◆ **Your task**
Repeat every line, exactly, from the very first through the one where "21.7, 21.1, 19.0]" appears. Add nothing else.

(Plotting code records)

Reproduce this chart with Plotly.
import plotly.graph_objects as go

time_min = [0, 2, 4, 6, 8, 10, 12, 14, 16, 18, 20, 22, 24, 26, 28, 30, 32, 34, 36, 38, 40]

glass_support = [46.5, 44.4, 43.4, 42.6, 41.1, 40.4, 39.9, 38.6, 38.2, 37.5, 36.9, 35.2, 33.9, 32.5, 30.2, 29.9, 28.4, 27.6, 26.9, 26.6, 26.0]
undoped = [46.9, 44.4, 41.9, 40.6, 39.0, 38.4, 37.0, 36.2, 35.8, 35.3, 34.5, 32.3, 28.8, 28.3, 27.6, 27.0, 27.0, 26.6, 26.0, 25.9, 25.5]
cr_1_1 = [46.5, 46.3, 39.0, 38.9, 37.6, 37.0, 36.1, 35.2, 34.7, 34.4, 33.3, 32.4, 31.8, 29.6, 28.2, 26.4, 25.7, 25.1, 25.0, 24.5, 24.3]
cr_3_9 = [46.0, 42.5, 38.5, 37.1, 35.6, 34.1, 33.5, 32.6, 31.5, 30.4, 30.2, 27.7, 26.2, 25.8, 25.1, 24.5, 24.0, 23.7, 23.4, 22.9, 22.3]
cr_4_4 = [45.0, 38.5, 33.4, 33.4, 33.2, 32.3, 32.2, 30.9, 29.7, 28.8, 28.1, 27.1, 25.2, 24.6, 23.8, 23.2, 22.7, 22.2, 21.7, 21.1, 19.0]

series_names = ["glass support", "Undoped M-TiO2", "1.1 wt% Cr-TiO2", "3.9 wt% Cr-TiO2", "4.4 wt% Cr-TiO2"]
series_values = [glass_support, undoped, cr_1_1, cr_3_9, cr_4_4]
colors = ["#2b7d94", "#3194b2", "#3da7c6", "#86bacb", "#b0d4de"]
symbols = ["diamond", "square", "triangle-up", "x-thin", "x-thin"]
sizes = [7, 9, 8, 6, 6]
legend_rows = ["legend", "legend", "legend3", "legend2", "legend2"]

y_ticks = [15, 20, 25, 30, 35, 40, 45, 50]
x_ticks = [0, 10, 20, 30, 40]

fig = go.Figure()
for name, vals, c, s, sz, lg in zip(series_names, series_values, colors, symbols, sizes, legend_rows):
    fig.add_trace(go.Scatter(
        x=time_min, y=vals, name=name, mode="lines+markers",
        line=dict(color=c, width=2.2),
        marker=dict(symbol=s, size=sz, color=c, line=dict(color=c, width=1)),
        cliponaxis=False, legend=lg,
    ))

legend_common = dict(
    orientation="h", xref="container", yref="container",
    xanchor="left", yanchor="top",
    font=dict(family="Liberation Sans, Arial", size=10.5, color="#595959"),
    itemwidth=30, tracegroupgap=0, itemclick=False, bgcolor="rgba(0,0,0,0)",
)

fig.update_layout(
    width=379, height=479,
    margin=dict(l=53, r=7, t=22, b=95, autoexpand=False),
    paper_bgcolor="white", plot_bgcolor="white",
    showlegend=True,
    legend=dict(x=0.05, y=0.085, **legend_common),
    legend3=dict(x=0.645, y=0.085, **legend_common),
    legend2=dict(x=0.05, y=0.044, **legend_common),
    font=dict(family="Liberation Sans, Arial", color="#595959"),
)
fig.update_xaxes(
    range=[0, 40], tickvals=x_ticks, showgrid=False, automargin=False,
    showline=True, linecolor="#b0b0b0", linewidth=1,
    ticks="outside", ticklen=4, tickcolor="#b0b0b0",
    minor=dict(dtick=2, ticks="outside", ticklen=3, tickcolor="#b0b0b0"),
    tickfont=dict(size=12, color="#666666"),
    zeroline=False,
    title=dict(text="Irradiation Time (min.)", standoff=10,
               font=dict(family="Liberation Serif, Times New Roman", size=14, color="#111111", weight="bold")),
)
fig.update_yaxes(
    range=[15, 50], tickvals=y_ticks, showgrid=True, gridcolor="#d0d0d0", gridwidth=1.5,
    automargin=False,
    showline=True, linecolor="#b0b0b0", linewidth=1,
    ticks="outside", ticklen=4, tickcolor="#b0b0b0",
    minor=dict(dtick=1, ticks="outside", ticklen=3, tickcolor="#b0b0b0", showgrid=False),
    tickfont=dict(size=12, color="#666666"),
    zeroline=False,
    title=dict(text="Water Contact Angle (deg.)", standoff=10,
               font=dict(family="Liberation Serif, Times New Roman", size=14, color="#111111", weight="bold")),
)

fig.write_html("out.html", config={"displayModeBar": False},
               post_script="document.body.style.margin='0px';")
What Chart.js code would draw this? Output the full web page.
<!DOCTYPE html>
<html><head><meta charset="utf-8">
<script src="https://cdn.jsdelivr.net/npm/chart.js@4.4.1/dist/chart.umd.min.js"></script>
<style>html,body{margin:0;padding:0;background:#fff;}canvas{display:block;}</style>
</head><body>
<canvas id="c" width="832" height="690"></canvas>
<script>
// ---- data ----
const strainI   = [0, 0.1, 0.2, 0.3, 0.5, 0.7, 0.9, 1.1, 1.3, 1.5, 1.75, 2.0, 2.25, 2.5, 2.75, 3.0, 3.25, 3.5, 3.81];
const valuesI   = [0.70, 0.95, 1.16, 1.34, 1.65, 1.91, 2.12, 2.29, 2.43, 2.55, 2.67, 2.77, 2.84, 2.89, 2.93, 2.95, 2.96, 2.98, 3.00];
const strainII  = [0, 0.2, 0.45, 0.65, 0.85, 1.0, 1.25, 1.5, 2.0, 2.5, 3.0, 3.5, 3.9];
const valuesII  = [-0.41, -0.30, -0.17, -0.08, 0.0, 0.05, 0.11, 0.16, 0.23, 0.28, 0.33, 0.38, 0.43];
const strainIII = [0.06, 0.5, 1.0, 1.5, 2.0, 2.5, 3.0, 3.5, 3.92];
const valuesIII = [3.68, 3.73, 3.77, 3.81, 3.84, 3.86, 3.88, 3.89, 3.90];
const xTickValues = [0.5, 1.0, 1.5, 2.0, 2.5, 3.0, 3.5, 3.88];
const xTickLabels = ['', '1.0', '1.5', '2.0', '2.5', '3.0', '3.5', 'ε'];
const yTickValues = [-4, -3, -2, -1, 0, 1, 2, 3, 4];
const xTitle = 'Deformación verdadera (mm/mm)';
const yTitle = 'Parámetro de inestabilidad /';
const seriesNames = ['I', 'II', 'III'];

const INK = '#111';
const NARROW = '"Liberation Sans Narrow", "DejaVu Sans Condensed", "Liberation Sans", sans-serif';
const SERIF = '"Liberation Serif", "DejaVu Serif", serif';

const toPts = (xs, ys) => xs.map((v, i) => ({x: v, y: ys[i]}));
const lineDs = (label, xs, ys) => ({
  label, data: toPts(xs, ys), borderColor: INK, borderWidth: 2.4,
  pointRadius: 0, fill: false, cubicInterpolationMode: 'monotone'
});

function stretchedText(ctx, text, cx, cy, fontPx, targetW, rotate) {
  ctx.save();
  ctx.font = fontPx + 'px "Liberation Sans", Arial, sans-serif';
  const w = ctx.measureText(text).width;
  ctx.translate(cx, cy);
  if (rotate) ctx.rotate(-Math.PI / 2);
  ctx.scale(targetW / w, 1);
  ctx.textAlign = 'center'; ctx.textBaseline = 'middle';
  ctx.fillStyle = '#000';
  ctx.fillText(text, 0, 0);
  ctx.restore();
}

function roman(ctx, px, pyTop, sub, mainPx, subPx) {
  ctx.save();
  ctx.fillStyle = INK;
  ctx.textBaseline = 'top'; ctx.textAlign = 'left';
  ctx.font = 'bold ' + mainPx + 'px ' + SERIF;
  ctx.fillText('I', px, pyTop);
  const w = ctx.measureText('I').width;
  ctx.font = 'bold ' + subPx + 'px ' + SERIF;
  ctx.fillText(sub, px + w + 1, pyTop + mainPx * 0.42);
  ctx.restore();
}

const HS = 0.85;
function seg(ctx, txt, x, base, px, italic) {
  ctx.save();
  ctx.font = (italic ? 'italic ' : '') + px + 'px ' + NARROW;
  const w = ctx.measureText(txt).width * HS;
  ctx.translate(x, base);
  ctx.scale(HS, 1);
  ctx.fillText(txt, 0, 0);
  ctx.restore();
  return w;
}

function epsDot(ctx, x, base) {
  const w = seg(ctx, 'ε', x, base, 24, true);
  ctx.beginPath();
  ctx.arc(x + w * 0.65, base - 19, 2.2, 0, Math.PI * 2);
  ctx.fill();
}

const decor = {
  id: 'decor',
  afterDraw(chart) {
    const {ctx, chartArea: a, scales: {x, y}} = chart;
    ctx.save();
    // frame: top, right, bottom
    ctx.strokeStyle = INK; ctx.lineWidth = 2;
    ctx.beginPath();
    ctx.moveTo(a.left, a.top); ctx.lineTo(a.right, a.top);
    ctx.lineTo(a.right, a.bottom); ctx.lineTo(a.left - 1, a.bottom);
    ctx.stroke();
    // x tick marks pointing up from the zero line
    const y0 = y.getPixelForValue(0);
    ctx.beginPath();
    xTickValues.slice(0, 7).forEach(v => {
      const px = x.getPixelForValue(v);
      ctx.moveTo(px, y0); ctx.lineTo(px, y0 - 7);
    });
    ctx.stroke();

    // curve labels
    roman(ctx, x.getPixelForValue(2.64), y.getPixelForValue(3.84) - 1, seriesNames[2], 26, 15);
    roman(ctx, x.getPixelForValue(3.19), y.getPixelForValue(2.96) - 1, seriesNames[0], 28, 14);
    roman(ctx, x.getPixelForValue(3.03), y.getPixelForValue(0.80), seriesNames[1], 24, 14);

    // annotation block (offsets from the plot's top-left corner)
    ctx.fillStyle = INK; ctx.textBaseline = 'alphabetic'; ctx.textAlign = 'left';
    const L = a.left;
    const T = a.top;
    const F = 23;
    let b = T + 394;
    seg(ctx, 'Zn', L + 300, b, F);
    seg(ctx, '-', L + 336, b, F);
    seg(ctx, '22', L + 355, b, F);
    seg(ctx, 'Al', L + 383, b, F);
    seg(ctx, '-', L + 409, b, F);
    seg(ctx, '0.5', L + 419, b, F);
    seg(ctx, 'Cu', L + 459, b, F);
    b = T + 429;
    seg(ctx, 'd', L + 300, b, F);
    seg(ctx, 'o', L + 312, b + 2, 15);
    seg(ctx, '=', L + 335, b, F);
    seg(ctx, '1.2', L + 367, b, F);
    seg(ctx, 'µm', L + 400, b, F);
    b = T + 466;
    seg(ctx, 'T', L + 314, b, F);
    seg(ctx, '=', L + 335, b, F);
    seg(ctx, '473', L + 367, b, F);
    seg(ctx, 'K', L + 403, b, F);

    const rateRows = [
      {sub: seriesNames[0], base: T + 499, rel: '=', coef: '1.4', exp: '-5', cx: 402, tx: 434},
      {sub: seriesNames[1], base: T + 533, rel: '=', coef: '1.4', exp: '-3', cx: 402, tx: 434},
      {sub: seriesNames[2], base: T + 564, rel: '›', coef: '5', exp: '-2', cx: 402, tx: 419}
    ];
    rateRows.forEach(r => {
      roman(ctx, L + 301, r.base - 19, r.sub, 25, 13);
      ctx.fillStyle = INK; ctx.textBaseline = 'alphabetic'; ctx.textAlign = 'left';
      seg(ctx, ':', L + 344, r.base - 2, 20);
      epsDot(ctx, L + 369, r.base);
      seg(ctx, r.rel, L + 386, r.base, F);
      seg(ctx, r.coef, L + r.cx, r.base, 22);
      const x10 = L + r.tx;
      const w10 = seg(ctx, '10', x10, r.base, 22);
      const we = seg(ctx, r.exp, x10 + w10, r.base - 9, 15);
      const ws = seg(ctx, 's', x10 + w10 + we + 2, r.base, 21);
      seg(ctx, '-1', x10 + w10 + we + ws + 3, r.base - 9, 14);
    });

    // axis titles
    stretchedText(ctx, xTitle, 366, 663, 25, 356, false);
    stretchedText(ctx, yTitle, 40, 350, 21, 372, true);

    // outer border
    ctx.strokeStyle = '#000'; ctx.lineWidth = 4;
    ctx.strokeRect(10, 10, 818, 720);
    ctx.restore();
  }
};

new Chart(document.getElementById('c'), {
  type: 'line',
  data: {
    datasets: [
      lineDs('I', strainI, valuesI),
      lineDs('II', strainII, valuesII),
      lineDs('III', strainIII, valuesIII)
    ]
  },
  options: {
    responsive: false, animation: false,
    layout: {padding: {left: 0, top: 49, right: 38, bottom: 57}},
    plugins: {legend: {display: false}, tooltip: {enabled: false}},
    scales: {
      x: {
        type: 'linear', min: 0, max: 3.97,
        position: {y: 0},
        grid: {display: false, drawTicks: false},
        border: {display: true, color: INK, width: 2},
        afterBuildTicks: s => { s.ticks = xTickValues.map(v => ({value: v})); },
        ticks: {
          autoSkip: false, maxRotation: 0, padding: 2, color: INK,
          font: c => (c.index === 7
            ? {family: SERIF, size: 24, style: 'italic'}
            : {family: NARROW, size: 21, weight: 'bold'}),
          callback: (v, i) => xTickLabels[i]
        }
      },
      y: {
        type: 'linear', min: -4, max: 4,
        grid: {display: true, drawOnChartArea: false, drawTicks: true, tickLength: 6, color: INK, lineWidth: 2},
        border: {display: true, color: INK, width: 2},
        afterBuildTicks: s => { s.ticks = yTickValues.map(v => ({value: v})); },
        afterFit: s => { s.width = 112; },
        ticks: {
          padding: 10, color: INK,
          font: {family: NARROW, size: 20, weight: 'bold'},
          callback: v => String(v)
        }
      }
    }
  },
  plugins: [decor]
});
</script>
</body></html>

◆ **Solution to this problem**
Reproduce this chart with Plotly.
import plotly.graph_objects as go

time_min = [0, 2, 4, 6, 8, 10, 12, 14, 16, 18, 20, 22, 24, 26, 28, 30, 32, 34, 36, 38, 40]

glass_support = [46.5, 44.4, 43.4, 42.6, 41.1, 40.4, 39.9, 38.6, 38.2, 37.5, 36.9, 35.2, 33.9, 32.5, 30.2, 29.9, 28.4, 27.6, 26.9, 26.6, 26.0]
undoped = [46.9, 44.4, 41.9, 40.6, 39.0, 38.4, 37.0, 36.2, 35.8, 35.3, 34.5, 32.3, 28.8, 28.3, 27.6, 27.0, 27.0, 26.6, 26.0, 25.9, 25.5]
cr_1_1 = [46.5, 46.3, 39.0, 38.9, 37.6, 37.0, 36.1, 35.2, 34.7, 34.4, 33.3, 32.4, 31.8, 29.6, 28.2, 26.4, 25.7, 25.1, 25.0, 24.5, 24.3]
cr_3_9 = [46.0, 42.5, 38.5, 37.1, 35.6, 34.1, 33.5, 32.6, 31.5, 30.4, 30.2, 27.7, 26.2, 25.8, 25.1, 24.5, 24.0, 23.7, 23.4, 22.9, 22.3]
cr_4_4 = [45.0, 38.5, 33.4, 33.4, 33.2, 32.3, 32.2, 30.9, 29.7, 28.8, 28.1, 27.1, 25.2, 24.6, 23.8, 23.2, 22.7, 22.2, 21.7, 21.1, 19.0]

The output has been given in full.